For math tasks, a lightweight SFT warmup phase is used to improve the quality of uncertainty analyses. Evaluation is performed on a suite of QA and math datasets, with metrics including accuracy, AUROC, Brier score, and ECE.

Empirical Results
In-Domain and Out-of-Domain Calibration

RLCR matches RLVR in accuracy on in-domain tasks (e.g., HotPotQA, Big-Math) but achieves substantially lower calibration error (ECE drops from 0.37 to 0.03 on HotPotQA). On OOD datasets, RLVR degrades calibration relative to the base model, while RLCR improves it, outperforming both RLVR and post-hoc classifier-based calibration.
Figure 2: (a) Example RLCR reasoning trace; (b) RLCR improves in-domain accuracy and calibration; (c) RLCR generalizes better to OOD tasks, improving both accuracy and calibration.

Training Dynamics

RLCR enables simultaneous improvement in both correctness and calibration rewards during training, as shown by reward curves. The length of completions increases as the model learns to reason about uncertainty, indicating more elaborate uncertainty analyses.
Figure 3: (a) RLCR improves both correctness and calibration rewards; (b) Completion lengths increase as uncertainty reasoning improves.

Test-Time Scaling and Ensembling

Verbalized confidences from RLCR can be used for test-time scaling. Confidence-weighted majority voting outperforms vanilla majority vote and max-confidence selection, demonstrating that calibrated confidences provide complementary information to answer agreement. Ensembling multiple uncertainty analyses for a fixed answer further reduces Brier score, improving calibration with minimal computational overhead.
Figure 4: (a) Confidence-weighted majority vote yields highest accuracy as sample count increases; (b) Brier score improves with ensemble size for confidence estimation.

Model Size and Calibration

Analysis classifiers trained on RLCR outputs outperform those trained on RLVR outputs at smaller model sizes, indicating that explicit uncertainty reasoning is especially beneficial for calibration when model capacity is limited.
Figure 5: Analysis classifiers (using uncertainty CoT) outperform baselines in Brier and ECE at small model sizes.

Consistency of Confidence Estimates

RLCR models produce self-consistent confidence estimates across multiple reasoning chains for the same answer (low intra-answer standard deviation). For mutually exclusive answers, RLCR's confidence sums are closer to 1 than RLVR, though some overconfidence remains, especially OOD.
Figure 6: (a) Most samples have low standard deviation in confidence across chains; (b) RLCR's confidence sums are closer to the ideal value of 1.

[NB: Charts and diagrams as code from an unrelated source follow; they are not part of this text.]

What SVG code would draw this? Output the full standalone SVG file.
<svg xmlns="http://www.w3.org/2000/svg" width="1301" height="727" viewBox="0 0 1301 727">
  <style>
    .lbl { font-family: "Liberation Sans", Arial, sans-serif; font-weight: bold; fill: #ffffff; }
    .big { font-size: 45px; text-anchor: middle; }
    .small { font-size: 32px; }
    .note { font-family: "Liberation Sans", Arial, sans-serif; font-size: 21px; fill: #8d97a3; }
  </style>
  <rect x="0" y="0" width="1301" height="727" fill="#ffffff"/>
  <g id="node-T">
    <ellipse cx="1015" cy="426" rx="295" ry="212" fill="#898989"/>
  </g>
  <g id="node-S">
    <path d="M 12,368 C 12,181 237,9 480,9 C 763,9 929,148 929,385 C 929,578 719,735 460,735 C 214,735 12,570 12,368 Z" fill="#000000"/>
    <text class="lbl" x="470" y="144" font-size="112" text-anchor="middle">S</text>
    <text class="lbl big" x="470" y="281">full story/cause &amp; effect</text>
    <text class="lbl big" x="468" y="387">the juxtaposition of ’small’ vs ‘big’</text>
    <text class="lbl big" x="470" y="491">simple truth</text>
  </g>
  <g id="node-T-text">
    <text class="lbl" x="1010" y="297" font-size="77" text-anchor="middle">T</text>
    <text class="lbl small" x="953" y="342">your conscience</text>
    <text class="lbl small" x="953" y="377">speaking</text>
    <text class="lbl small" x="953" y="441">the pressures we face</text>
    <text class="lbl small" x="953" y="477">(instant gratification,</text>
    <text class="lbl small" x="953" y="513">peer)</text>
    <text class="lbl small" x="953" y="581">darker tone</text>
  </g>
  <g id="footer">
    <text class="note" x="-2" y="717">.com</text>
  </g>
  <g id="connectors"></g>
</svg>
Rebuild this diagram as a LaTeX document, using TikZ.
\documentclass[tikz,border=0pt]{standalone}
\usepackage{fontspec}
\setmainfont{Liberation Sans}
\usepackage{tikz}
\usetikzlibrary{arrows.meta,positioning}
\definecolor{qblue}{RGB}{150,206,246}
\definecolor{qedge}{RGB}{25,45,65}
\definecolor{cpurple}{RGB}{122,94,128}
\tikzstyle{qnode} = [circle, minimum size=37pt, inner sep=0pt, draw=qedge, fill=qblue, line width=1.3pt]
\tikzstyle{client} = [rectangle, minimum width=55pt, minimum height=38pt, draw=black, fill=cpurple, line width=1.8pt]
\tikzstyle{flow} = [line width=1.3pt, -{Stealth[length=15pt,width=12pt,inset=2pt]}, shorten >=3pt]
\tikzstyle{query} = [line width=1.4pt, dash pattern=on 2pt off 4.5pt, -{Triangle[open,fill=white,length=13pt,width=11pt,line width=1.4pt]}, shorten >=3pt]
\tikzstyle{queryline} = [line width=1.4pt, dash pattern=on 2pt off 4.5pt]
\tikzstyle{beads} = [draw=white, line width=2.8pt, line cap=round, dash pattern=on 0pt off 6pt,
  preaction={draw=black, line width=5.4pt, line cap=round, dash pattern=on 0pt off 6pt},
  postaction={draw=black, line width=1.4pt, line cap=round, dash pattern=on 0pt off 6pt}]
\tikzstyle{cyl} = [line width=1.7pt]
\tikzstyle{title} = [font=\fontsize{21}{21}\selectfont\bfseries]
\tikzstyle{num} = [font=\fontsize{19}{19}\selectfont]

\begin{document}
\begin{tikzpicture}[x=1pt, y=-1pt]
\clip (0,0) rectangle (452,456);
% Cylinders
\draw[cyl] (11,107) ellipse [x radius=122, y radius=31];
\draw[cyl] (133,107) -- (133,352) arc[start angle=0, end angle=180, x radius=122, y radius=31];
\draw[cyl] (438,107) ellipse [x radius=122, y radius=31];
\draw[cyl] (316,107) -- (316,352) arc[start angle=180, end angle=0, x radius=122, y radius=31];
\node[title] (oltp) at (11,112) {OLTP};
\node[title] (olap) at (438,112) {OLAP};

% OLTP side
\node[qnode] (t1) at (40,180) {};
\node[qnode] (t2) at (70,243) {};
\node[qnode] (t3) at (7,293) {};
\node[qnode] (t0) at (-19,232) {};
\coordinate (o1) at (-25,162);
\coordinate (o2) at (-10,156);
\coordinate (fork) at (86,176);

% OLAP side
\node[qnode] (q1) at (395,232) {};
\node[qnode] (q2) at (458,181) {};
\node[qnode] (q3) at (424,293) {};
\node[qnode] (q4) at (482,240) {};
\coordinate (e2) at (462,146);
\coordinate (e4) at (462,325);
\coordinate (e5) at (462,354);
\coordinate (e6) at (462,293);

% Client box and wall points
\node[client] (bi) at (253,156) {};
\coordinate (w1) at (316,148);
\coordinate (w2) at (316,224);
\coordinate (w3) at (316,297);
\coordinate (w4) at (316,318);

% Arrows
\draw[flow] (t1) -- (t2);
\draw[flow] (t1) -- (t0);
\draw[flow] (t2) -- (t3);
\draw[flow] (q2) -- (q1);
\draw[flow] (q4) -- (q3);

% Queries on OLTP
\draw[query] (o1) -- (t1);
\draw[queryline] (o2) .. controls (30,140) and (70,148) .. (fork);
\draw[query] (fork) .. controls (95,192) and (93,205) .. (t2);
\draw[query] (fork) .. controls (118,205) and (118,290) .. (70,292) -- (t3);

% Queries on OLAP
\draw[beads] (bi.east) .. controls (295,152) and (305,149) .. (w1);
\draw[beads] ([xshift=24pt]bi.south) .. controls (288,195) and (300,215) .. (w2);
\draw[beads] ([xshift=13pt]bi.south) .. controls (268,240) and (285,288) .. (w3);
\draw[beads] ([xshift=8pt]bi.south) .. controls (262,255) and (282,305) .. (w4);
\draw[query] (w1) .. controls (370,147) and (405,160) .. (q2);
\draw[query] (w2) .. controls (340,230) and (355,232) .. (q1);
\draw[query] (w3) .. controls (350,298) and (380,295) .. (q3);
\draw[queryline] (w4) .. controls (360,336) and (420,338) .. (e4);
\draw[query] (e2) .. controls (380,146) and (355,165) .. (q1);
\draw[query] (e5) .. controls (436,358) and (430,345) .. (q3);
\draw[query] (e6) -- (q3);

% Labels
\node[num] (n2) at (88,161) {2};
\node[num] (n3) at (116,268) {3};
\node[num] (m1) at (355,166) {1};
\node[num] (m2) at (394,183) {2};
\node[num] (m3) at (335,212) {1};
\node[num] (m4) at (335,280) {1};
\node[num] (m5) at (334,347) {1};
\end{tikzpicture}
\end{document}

Practical Implications and Limitations

RLCR provides a practical, theoretically justified approach for training LMs that are both accurate and reliably calibrated. The method is simple to implement, requiring only minor modifications to standard RL training and output formatting. RLCR's calibrated confidences can be directly leveraged for downstream decision-making, abstention, and ensembling, with no need for additional classifiers or probes.

However, absolute calibration error remains high OOD, and models can still assign high confidence to multiple contradictory answers. SFT warmup can improve uncertainty analysis quality but may reduce OOD accuracy due to catastrophic forgetting. Further research is needed to address these limitations, especially for scaling to larger models and more diverse tasks.

Theoretical and Future Directions

The paper's theoretical results clarify the conditions under which joint optimization of accuracy and calibration is possible, highlighting the importance of bounded proper scoring rules. This framework can be extended to more complex output spaces and richer uncertainty representations (e.g., full answer distributions).

Future work may explore:

More expressive uncertainty representations (e.g., distributions over answers)

Improved prompts and architectures for uncertainty reasoning

Integration with abstention and selective prediction frameworks

Scaling to larger models and more challenging OOD settings

Applications in high-stakes domains (e.g., healthcare, law) where reliable uncertainty quantification is critical

Conclusion

RLCR demonstrates that LMs can be trained to reason about their own uncertainty, achieving both high accuracy and strong calibration in CoT reasoning. The approach is theoretically grounded, empirically validated, and practically deployable. While challenges remain in OOD calibration and inter-answer consistency, RLCR represents a significant step toward more reliable and trustworthy reasoning systems.